WRITTEN PROBLEM:
Without including any pictures, write out the listing below exactly.

DATA EXTRACT:

-------------------------

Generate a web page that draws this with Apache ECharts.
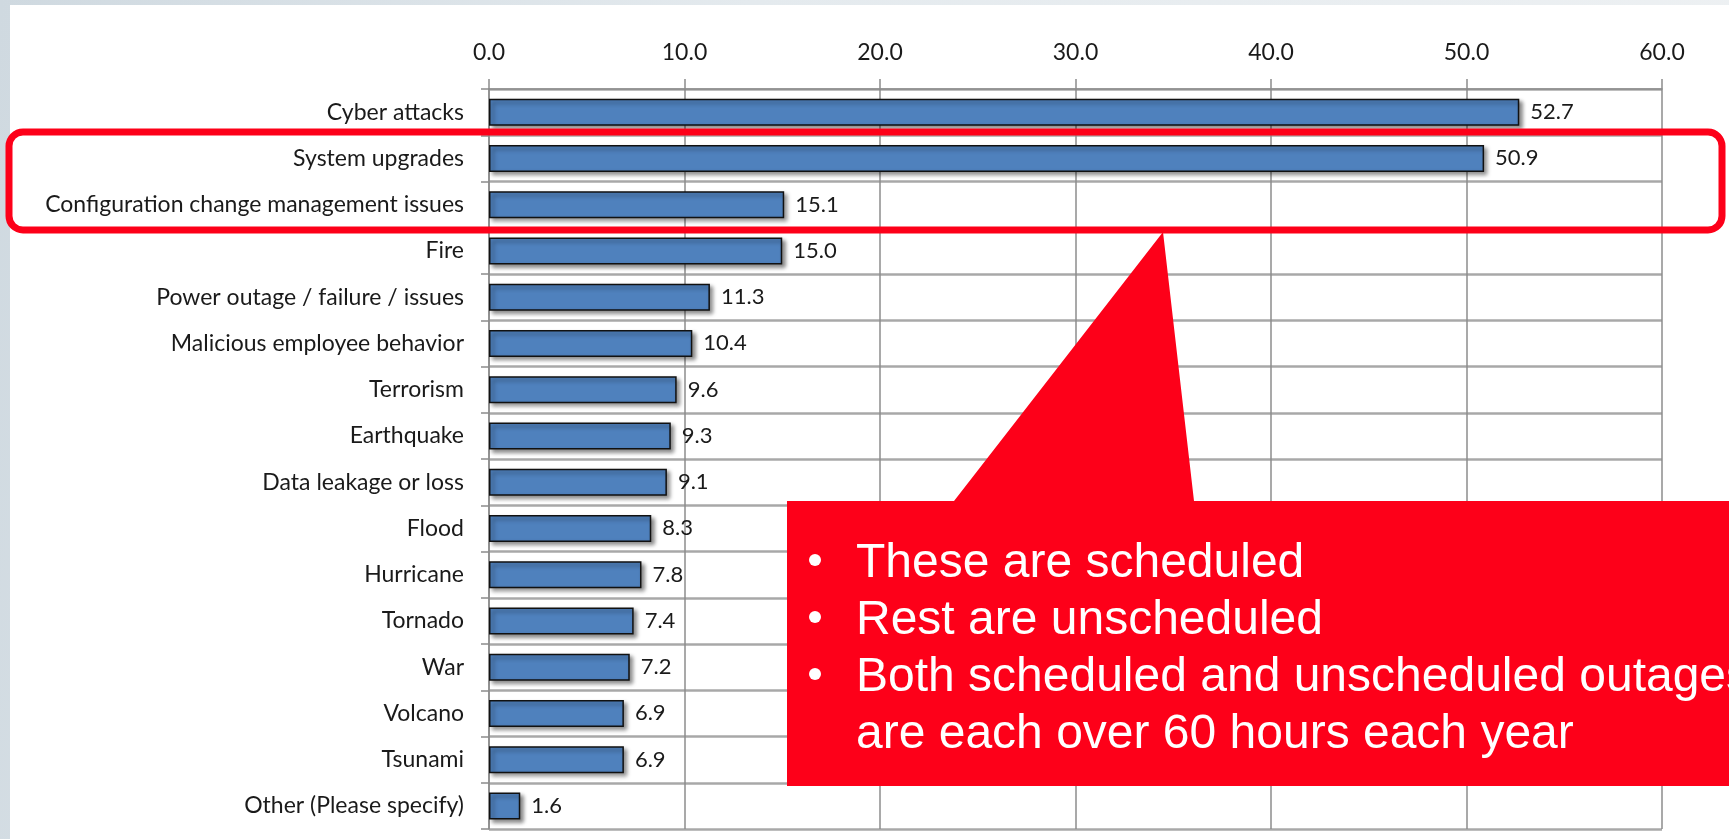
<!DOCTYPE html>
<html>
<head>
<meta charset="utf-8">
<script src="https://cdn.jsdelivr.net/npm/echarts@6/dist/echarts.min.js"></script>
<style>
  html, body { margin: 0; padding: 0; }
  body {
    width: 1729px; height: 839px; overflow: hidden;
    background: linear-gradient(100deg, #cfd9e0 0%, #e4eaee 40%, #eef1f3 100%);
    position: relative;
  }
  #panel { position: absolute; left: 10px; top: 5px; right: 0; bottom: 0; background: #fff; }
  #chart { position: absolute; left: 0; top: 0; width: 1729px; height: 839px; }
</style>
</head>
<body>
<div id="panel"></div>
<div id="chart"></div>
<script>
  // outage causes, hours per year (top to bottom as in the slide)
  const categories = [
    'Cyber attacks', 'System upgrades', 'Configuration change management issues',
    'Fire', 'Power outage / failure / issues', 'Malicious employee behavior',
    'Terrorism', 'Earthquake', 'Data leakage or loss', 'Flood', 'Hurricane',
    'Tornado', 'War', 'Volcano', 'Tsunami', 'Other (Please specify)'
  ]
  const hours = [52.7, 50.9, 15.1, 15.0, 11.3, 10.4, 9.6, 9.3, 9.1, 8.3, 7.8, 7.4, 7.2, 6.9, 6.9, 1.6]
  const calloutLines = [
    'These are scheduled',
    'Rest are unscheduled',
    'Both scheduled and unscheduled outages',
    'are each over 60 hours each year'
  ]
  const bullets = [true, true, true, false]

  const labelFont = 'Lato, "Open Sans", sans-serif'
  const textColor = '#1a1a1a'
  const red = '#fd0019'

  const chart = echarts.init(document.getElementById('chart'), null, {renderer: 'canvas'})

  const calloutText = calloutLines.map((line, i) => ({
    type: 'text',
    left: 856,
    top: 540 + i * 57,
    z: 101,
    style: {text: line, fill: '#fff', font: '48px "Liberation Sans", Arial, sans-serif'}
  }))
  const calloutBullets = bullets.map((b, i) => b ? ({
    type: 'circle',
    z: 101,
    shape: {cx: 815, cy: 560 + i * 57, r: 6},
    style: {fill: '#fff'}
  }) : null).filter(Boolean)

  const option = {
    animation: false,
    grid: {left: 489, right: 67, top: 89, bottom: 10},
    xAxis: {
      type: 'value',
      position: 'top',
      min: 0,
      max: 60,
      interval: 10,
      axisLine: {show: true, lineStyle: {color: '#8c8c8c', width: 1.5}},
      axisTick: {show: true, length: 10, lineStyle: {color: '#8c8c8c', width: 1.5}},
      splitLine: {show: true, lineStyle: {color: '#8c8c8c', width: 1.5}},
      axisLabel: {
        margin: 25,
        color: textColor,
        fontFamily: labelFont,
        fontSize: 23,
        formatter: v => v.toFixed(1)
      }
    },
    yAxis: {
      type: 'category',
      inverse: true,
      data: categories,
      axisLine: {show: true, lineStyle: {color: '#8c8c8c', width: 1.5}},
      axisTick: {show: true, length: 8, lineStyle: {color: '#8c8c8c', width: 1.5}},
      splitLine: {show: true, lineStyle: {color: '#a8a8a8', width: 2.5}},
      axisLabel: {margin: 25, color: textColor, fontFamily: labelFont, fontSize: 23}
    },
    series: [{
      type: 'bar',
      data: hours,
      barWidth: 27,
      itemStyle: {
        color: '#4f81bd',
        borderColor: '#111',
        borderWidth: 1.5,
        shadowColor: 'rgba(0,0,0,0.45)',
        shadowBlur: 4,
        shadowOffsetX: 3,
        shadowOffsetY: 3
      },
      label: {
        show: true,
        position: 'right',
        distance: 11,
        color: textColor,
        fontFamily: labelFont,
        fontSize: 22,
        formatter: p => p.value.toFixed(1)
      }
    }],
    graphic: [
      {
        type: 'rect',
        z: 100,
        shape: {x: 9, y: 132, width: 1713, height: 98, r: 14},
        style: {fill: 'none', stroke: red, lineWidth: 7}
      },
      {
        type: 'polygon',
        z: 100,
        shape: {points: [[787, 501], [954, 501], [1163, 232], [1194, 501], [1729, 501], [1729, 786], [787, 786]]},
        style: {fill: red}
      },
      ...calloutBullets,
      ...calloutText
    ]
  }

  chart.setOption(option)
</script>
</body>
</html>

-------------------------

THE COMPLETED TASK:
Generate a web page that draws this with Apache ECharts.
<!DOCTYPE html>
<html>
<head>
<meta charset="utf-8">
<script src="https://cdn.jsdelivr.net/npm/echarts@6/dist/echarts.min.js"></script>
<style>
  html, body { margin: 0; padding: 0; }
  body {
    width: 1729px; height: 839px; overflow: hidden;
    background: linear-gradient(100deg, #cfd9e0 0%, #e4eaee 40%, #eef1f3 100%);
    position: relative;
  }
  #panel { position: absolute; left: 10px; top: 5px; right: 0; bottom: 0; background: #fff; }
  #chart { position: absolute; left: 0; top: 0; width: 1729px; height: 839px; }
</style>
</head>
<body>
<div id="panel"></div>
<div id="chart"></div>
<script>
  // outage causes, hours per year (top to bottom as in the slide)
  const categories = [
    'Cyber attacks', 'System upgrades', 'Configuration change management issues',
    'Fire', 'Power outage / failure / issues', 'Malicious employee behavior',
    'Terrorism', 'Earthquake', 'Data leakage or loss', 'Flood', 'Hurricane',
    'Tornado', 'War', 'Volcano', 'Tsunami', 'Other (Please specify)'
  ]
  const hours = [52.7, 50.9, 15.1, 15.0, 11.3, 10.4, 9.6, 9.3, 9.1, 8.3, 7.8, 7.4, 7.2, 6.9, 6.9, 1.6]
  const calloutLines = [
    'These are scheduled',
    'Rest are unscheduled',
    'Both scheduled and unscheduled outages',
    'are each over 60 hours each year'
  ]
  const bullets = [true, true, true, false]

  const labelFont = 'Lato, "Open Sans", sans-serif'
  const textColor = '#1a1a1a'
  const red = '#fd0019'

  const chart = echarts.init(document.getElementById('chart'), null, {renderer: 'canvas'})

  const calloutText = calloutLines.map((line, i) => ({
    type: 'text',
    left: 856,
    top: 540 + i * 57,
    z: 101,
    style: {text: line, fill: '#fff', font: '48px "Liberation Sans", Arial, sans-serif'}
  }))
  const calloutBullets = bullets.map((b, i) => b ? ({
    type: 'circle',
    z: 101,
    shape: {cx: 815, cy: 560 + i * 57, r: 6},
    style: {fill: '#fff'}
  }) : null).filter(Boolean)

  const option = {
    animation: false,
    grid: {left: 489, right: 67, top: 89, bottom: 10},
    xAxis: {
      type: 'value',
      position: 'top',
      min: 0,
      max: 60,
      interval: 10,
      axisLine: {show: true, lineStyle: {color: '#8c8c8c', width: 1.5}},
      axisTick: {show: true, length: 10, lineStyle: {color: '#8c8c8c', width: 1.5}},
      splitLine: {show: true, lineStyle: {color: '#8c8c8c', width: 1.5}},
      axisLabel: {
        margin: 25,
        color: textColor,
        fontFamily: labelFont,
        fontSize: 23,
        formatter: v => v.toFixed(1)
      }
    },
    yAxis: {
      type: 'category',
      inverse: true,
      data: categories,
      axisLine: {show: true, lineStyle: {color: '#8c8c8c', width: 1.5}},
      axisTick: {show: true, length: 8, lineStyle: {color: '#8c8c8c', width: 1.5}},
      splitLine: {show: true, lineStyle: {color: '#a8a8a8', width: 2.5}},
      axisLabel: {margin: 25, color: textColor, fontFamily: labelFont, fontSize: 23}
    },
    series: [{
      type: 'bar',
      data: hours,
      barWidth: 27,
      itemStyle: {
        color: '#4f81bd',
        borderColor: '#111',
        borderWidth: 1.5,
        shadowColor: 'rgba(0,0,0,0.45)',
        shadowBlur: 4,
        shadowOffsetX: 3,
        shadowOffsetY: 3
      },
      label: {
        show: true,
        position: 'right',
        distance: 11,
        color: textColor,
        fontFamily: labelFont,
        fontSize: 22,
        formatter: p => p.value.toFixed(1)
      }
    }],
    graphic: [
      {
        type: 'rect',
        z: 100,
        shape: {x: 9, y: 132, width: 1713, height: 98, r: 14},
        style: {fill: 'none', stroke: red, lineWidth: 7}
      },
      {
        type: 'polygon',
        z: 100,
        shape: {points: [[787, 501], [954, 501], [1163, 232], [1194, 501], [1729, 501], [1729, 786], [787, 786]]},
        style: {fill: red}
      },
      ...calloutBullets,
      ...calloutText
    ]
  }

  chart.setOption(option)
</script>
</body>
</html>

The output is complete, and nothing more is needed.